Cllr Oliver, speaking at the Tuesday, December 19 cabinet meeting, said: “It had been my hope and expectation that money would have come from the Government in the form of new money. 

“That would have enabled us to have delivered the services that we want to deliver. The improved service.”

He said the Government’s offer of a 6.5 per cent increase would normally have been “very welcome” but that it had been an “unusual year”.

He told the meeting: “I’m afraid for the foreseeable future things are going to be considerably more difficult than they have been.”

Much of that was due to the double-digit inflation figures, huge increases in demand for services, and wage growth which have seen council costs surge.

He said: “We are now faced with the situation where we have the £13.5m gap and I’m afraid the consequence of that is we will no longer be able to restrict council tax increase by 3.99 per cent which was the proposal in our budget last month.

“We will now have to raise council tax by the maximum we are allowed to do which is five per cent, three per cent on the base and two per cent for social care precept.

“There needs to be recognition from this Government, and indeed any future Government, that the services we provide are the services that are the most in demand.”

Council tax in Surrey is made up of four parts, the largest (74 per cent) goes to the county council, with an additional amount (14 per cent) paying for policing. About 12 per cent of the overall bill goes to the borough or district councils, and three per cent to towns and parishes.
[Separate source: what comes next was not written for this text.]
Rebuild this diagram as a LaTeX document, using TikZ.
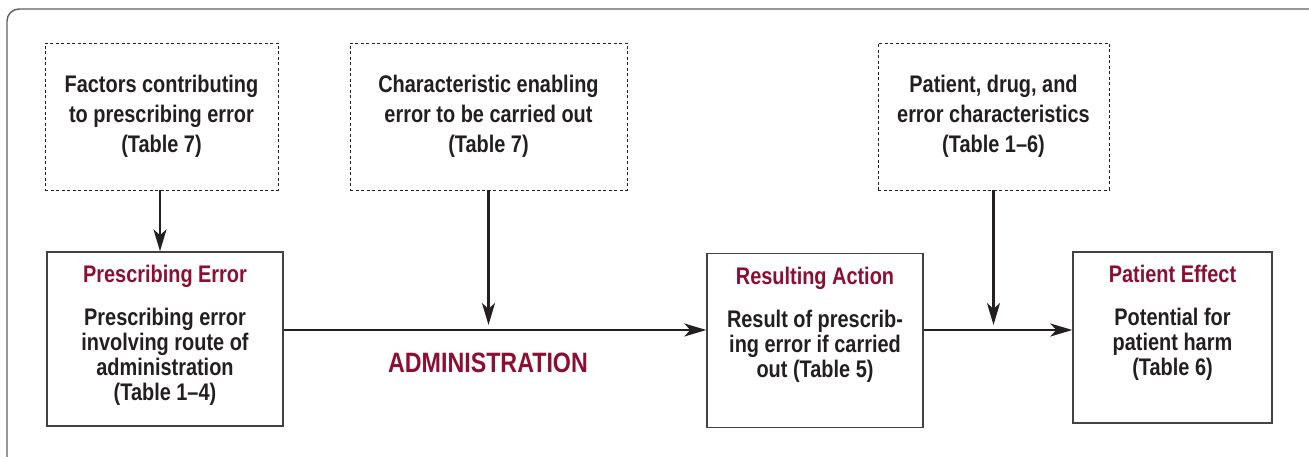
\documentclass[tikz,border=0pt]{standalone}
\usepackage{fontspec}
\setmainfont{Liberation Sans}[FakeStretch=0.83]
\usepackage{xcolor}
\usepackage{tikz}
\usetikzlibrary{arrows.meta,positioning}
\definecolor{errred}{RGB}{140,14,50}
\definecolor{inkdark}{RGB}{35,31,32}
\definecolor{framegray}{RGB}{95,95,95}

\begin{document}
\begin{tikzpicture}[
x=1pt, y=1pt,
factbox/.style={draw=inkdark, dashed, dash pattern=on 3pt off 2.5pt, line width=0.8pt, align=center, text=inkdark, font=\bfseries\fontsize{24}{30}\selectfont, minimum height=147pt, inner sep=0pt},
stagebox/.style={draw=inkdark!85, line width=1.4pt, minimum height=174pt, inner sep=0pt},
stagetxt/.style={align=center, text=inkdark, font=\bfseries\fontsize{24}{25}\selectfont, inner sep=0pt},
arr/.style={-{Stealth[length=22pt, width=13pt, inset=6pt]}, line width=2.4pt, draw=inkdark}
]
\useasboundingbox (0,0) rectangle (1309,457);
\draw[framegray, line width=1.4pt, rounded corners=12pt] (7,448) rectangle (1340,-30);

% upper (dashed) boxes
\node[factbox, minimum width=233pt] (facA) at (161.5,340.5) {Factors contributing\\to prescribing error\\(Table 7)};
\node[factbox, minimum width=277pt] (facB) at (488.5,340.5) {Characteristic enabling\\error to be carried out\\(Table 7)};
\node[factbox, minimum width=231pt] (facC) at (993.5,340.5) {Patient, drug, and\\error characteristics\\(Table 1--6)};

% stage boxes
\node[stagebox, minimum width=236pt] (errbox) at (165,118) {};
\node[stagebox, minimum width=216pt] (actbox) at (815,116.5) {};
\node[stagebox, minimum width=199pt, minimum height=171pt] (effbox) at (1172.5,119.5) {};

\node[stagetxt, below=14pt of errbox.north] (errtxt) {\textcolor{errred}{Prescribing Error}\\[18pt]Prescribing error\\involving route of\\administration\\(Table 1--4)};
\node[stagetxt, below=14pt of actbox.north] (acttxt) {\textcolor{errred}{Resulting Action}\\[18pt]Result of prescrib-\\ing error if carried\\out (Table 5)};
\node[stagetxt, below=14pt of effbox.north] (efftxt) {\textcolor{errred}{Patient Effect}\\[18pt]Potential for\\patient harm\\(Table 6)};

\coordinate (flow) at (0,127);
\node[text=errred, font=\bfseries\fontsize{28}{30}\selectfont, inner sep=0pt] (route) at (488,94) {ADMINISTRATION};

% connectors
\draw[arr] (facA.south -| 160,0) -- (errbox.north -| 160,0);
\draw[arr] (errbox.east |- flow) -- (actbox.west |- flow);
\draw[arr] (actbox.east |- flow) -- (effbox.west |- flow);
\draw[arr, shorten >=5pt] (facB.south) -- (facB.south |- flow);
\draw[arr, shorten >=5pt] (facC.south) -- (facC.south |- flow);
\end{tikzpicture}
\end{document}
If the county council were to raise its share by 4.99 per cent, the tax paid to the county council by a Band D property would jump from £1,675.08 to £1,758.67, an increase of £83.59. 

Cllr Oliver said there simply needed to be more money going into the system, adding: “We are talking about services for the most vulnerable in our communities.

“I would implore this government to recognise the issues we have raised.

“I would implore them to sit down with us and re-evaluate exactly what our needs are.

“These are issues that are outside of our control and we can not go on with this hand to mouth approach.”

Further investment, he said, simply won’t be possible.